Towards interpreting machine learning models for predicting soil moisture droughts

Determination of the dominant factors which affect soil moisture (SM) predictions for drought analysis is an essential step to assess the reliability of the prediction results. However, artificial intelligence (AI) based drought modelling only provides prediction results without the physical interpretation of the models. Here, we propose an explainable AI (XAI) framework to reveal the modelling of SM drought events. Random forest based site-specific SM prediction models were developed using the data from 30 sites, covering 8 vegetation types. The unity of multiply XAI tools was applied to interpret the site-models both globally (generally) and locally. Globally, the models were interpreted using two methods: permutation importance and accumulated local effect (ALE).
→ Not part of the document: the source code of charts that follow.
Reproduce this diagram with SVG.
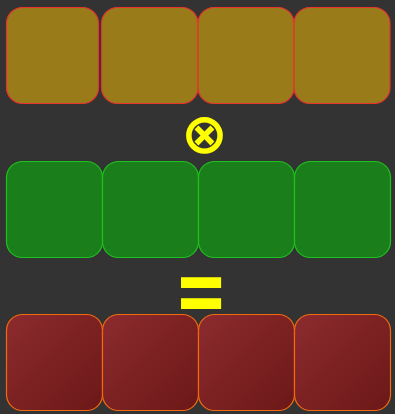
<svg xmlns="http://www.w3.org/2000/svg" width="395" height="414" viewBox="0 0 395 414">
<defs>
<linearGradient id="redg" x1="0" y1="0" x2="1" y2="1">
<stop offset="0" stop-color="#8c2b2e"/>
<stop offset="1" stop-color="#6c1818"/>
</linearGradient>
<style>
.a{fill:#997b1a;stroke:#e8332e;stroke-width:1.2}
.b{fill:#1a7f1a;stroke:#1fc01f;stroke-width:1.2}
.c{fill:url(#redg);stroke:#f06a10;stroke-width:1.2}
.op{fill:#ffff00;font-family:"DejaVu Sans",sans-serif;font-weight:bold;text-anchor:middle}
</style>
</defs>
<rect width="395" height="414" fill="#333333"/>
<g id="row1">
<rect id="a1" class="a" x="6.5" y="7.5" width="92" height="96" rx="16"/>
<rect id="a2" class="a" x="101.5" y="7.5" width="96.5" height="96" rx="16"/>
<rect id="a3" class="a" x="198" y="7.5" width="96" height="96" rx="16"/>
<rect id="a4" class="a" x="294" y="7.5" width="96" height="96" rx="16"/>
</g>
<g id="row2">
<rect id="b1" class="b" x="6.5" y="161.5" width="96" height="96" rx="16"/>
<rect id="b2" class="b" x="102.5" y="161.5" width="96" height="96" rx="16"/>
<rect id="b3" class="b" x="198.5" y="161.5" width="96" height="96" rx="16"/>
<rect id="b4" class="b" x="294.5" y="161.5" width="96" height="96" rx="16"/>
</g>
<g id="row3">
<rect id="c1" class="c" x="6.5" y="314.5" width="96" height="96" rx="16"/>
<rect id="c2" class="c" x="102.5" y="314.5" width="96" height="96" rx="16"/>
<rect id="c3" class="c" x="198.5" y="314.5" width="96" height="96" rx="16"/>
<rect id="c4" class="c" x="294.5" y="314.5" width="96" height="96" rx="16"/>
</g>
<text id="otimes" class="op" x="204.5" y="153" font-size="56">⊗</text>
<text id="equals" class="op" x="201" y="313.5" font-size="64" transform="translate(0,294.5) scale(1,1.45) translate(0,-294.5)">=</text>
</svg>
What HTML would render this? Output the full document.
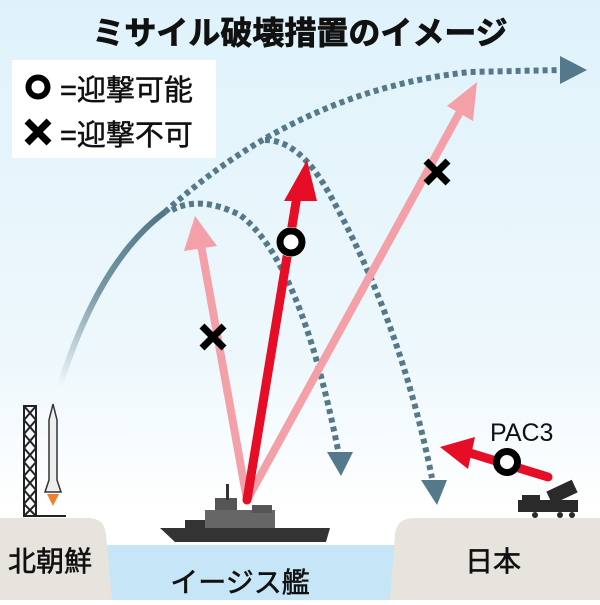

On the other hand, for each drought event, the models were interpreted locally via Shapley additive explanations (SHAP), local interpretable model-agnostic explanation (LIME) and individual conditional expectation (ICE) methods. Globally, the dominant features for SM predictions were identified as soil temperature, atmospheric aridity, time variables and latent heat flux. But through local interpretations of the drought events, SM showed a greater reliance on soil temperature, atmospheric aridity and latent heat flux at grass sites, with higher correlation to the time-dependent parameters at the sites located in forests. The temporal variation of the feature which effects the drought events was also demonstrated. The interpretation could shed light on how predictions are made and could promote the application of AI techniques in drought prediction, which may be useful for irrigation and water resource management.